## Begin Data block

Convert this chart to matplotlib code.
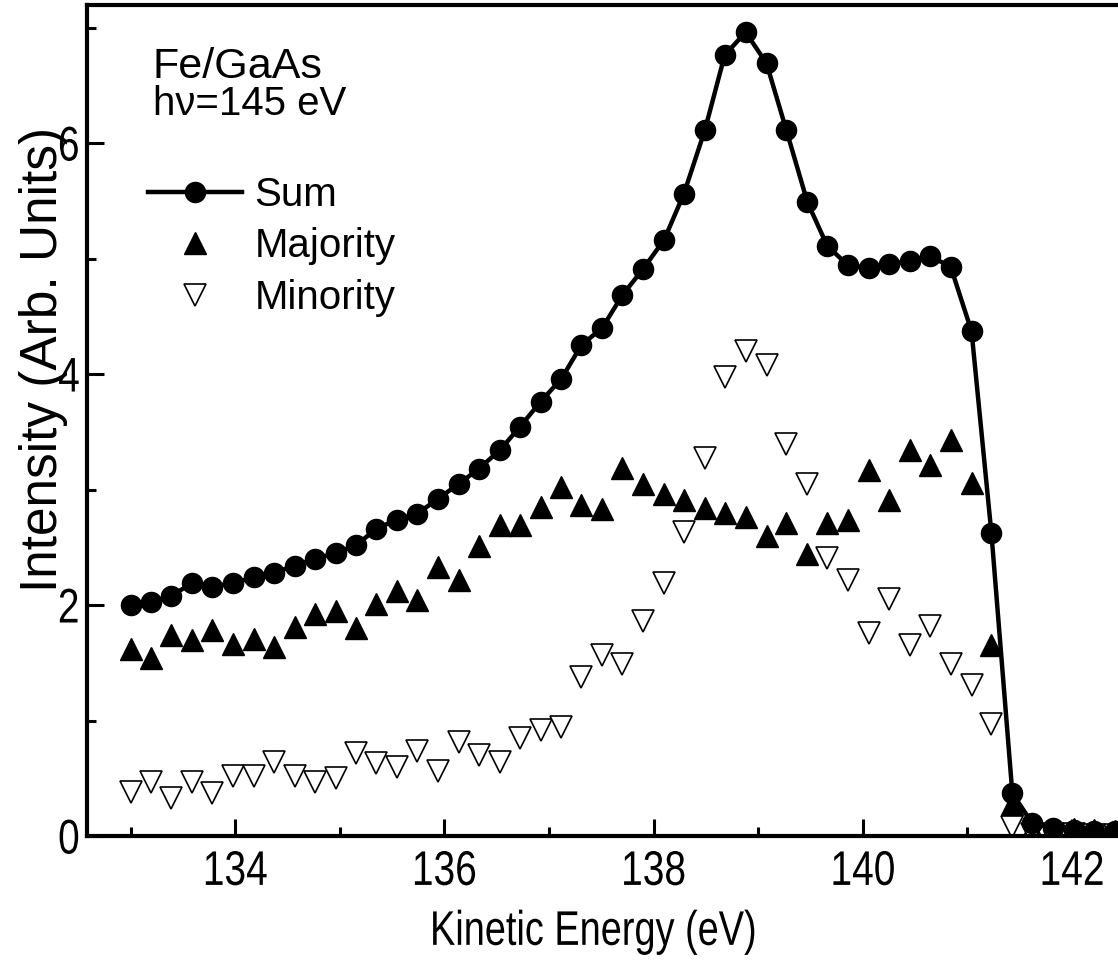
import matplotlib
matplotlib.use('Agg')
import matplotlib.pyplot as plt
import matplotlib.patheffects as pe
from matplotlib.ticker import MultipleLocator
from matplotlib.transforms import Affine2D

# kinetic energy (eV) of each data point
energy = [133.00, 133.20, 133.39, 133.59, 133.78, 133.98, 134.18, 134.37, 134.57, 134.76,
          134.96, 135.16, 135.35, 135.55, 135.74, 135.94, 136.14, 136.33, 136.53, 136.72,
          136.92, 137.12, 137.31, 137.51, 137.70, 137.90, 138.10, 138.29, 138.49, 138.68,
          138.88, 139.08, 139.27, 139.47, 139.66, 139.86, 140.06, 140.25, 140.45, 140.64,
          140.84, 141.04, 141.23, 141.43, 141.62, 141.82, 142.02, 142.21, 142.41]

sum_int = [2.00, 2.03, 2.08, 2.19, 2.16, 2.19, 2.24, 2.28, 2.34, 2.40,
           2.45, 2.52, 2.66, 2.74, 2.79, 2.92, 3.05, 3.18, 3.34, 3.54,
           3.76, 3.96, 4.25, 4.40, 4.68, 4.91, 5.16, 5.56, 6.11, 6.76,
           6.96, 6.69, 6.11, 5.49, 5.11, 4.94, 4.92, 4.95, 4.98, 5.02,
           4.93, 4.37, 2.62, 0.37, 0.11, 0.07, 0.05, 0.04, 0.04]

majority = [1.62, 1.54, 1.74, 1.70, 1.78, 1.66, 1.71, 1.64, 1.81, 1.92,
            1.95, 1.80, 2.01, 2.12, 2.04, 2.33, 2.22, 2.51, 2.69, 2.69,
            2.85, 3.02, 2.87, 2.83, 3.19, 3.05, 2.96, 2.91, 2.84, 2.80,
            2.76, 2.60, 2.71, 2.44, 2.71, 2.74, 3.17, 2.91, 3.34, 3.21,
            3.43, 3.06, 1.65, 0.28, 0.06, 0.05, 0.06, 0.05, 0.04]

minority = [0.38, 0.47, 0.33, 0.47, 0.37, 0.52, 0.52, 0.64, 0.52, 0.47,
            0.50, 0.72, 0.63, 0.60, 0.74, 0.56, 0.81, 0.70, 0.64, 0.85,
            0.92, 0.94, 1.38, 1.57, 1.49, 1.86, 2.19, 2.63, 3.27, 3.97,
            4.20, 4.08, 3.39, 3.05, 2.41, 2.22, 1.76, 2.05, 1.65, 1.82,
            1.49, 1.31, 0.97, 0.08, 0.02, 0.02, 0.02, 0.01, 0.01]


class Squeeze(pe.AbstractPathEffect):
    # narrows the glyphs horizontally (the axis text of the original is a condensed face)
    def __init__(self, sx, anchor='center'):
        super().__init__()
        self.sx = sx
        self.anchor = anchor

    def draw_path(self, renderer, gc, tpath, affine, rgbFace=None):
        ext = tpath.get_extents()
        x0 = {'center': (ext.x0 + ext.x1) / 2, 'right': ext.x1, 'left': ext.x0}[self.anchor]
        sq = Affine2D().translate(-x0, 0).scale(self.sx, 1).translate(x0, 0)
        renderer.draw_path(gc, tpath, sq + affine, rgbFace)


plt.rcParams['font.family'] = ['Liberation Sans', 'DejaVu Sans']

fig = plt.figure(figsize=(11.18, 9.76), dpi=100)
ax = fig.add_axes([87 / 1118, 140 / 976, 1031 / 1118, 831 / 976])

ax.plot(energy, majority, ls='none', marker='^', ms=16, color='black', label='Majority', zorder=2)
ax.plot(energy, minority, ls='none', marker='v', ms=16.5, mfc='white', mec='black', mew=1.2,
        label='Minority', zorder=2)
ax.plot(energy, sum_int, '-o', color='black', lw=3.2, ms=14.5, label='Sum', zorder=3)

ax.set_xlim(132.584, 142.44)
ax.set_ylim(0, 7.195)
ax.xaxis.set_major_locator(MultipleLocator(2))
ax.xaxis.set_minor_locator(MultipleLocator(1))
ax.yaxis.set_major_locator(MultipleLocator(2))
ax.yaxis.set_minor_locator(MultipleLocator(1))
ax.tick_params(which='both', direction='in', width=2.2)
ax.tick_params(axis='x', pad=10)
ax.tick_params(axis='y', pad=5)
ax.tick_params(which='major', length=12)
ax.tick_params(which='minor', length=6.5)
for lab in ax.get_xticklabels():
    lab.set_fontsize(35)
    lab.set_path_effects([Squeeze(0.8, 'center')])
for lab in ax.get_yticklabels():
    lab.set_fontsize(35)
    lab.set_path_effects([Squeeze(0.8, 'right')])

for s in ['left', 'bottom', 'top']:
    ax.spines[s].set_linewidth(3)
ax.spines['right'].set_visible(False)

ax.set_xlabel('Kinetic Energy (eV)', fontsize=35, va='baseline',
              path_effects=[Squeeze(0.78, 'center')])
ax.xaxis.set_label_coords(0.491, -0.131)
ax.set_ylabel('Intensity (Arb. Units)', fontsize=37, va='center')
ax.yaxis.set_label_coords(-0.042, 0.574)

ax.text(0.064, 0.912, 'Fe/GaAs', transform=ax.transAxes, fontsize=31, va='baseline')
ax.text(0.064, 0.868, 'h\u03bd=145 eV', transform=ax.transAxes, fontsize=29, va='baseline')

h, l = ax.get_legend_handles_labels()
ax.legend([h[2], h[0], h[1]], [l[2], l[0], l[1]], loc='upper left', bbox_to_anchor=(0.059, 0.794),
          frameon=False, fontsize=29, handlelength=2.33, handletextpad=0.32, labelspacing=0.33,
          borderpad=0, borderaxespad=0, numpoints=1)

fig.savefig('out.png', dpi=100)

## End Data block

• _What you need to do_:
Leave out the pictures. Transcribe only the lines above, from the first through the one that contains "4.93, 4.37, 2.62, 0.37, 0.11, 0.07, 0.05, 0.04, 0.04]".

• _Task result_:
Convert this chart to matplotlib code.
import matplotlib
matplotlib.use('Agg')
import matplotlib.pyplot as plt
import matplotlib.patheffects as pe
from matplotlib.ticker import MultipleLocator
from matplotlib.transforms import Affine2D

# kinetic energy (eV) of each data point
energy = [133.00, 133.20, 133.39, 133.59, 133.78, 133.98, 134.18, 134.37, 134.57, 134.76,
          134.96, 135.16, 135.35, 135.55, 135.74, 135.94, 136.14, 136.33, 136.53, 136.72,
          136.92, 137.12, 137.31, 137.51, 137.70, 137.90, 138.10, 138.29, 138.49, 138.68,
          138.88, 139.08, 139.27, 139.47, 139.66, 139.86, 140.06, 140.25, 140.45, 140.64,
          140.84, 141.04, 141.23, 141.43, 141.62, 141.82, 142.02, 142.21, 142.41]

sum_int = [2.00, 2.03, 2.08, 2.19, 2.16, 2.19, 2.24, 2.28, 2.34, 2.40,
           2.45, 2.52, 2.66, 2.74, 2.79, 2.92, 3.05, 3.18, 3.34, 3.54,
           3.76, 3.96, 4.25, 4.40, 4.68, 4.91, 5.16, 5.56, 6.11, 6.76,
           6.96, 6.69, 6.11, 5.49, 5.11, 4.94, 4.92, 4.95, 4.98, 5.02,
           4.93, 4.37, 2.62, 0.37, 0.11, 0.07, 0.05, 0.04, 0.04]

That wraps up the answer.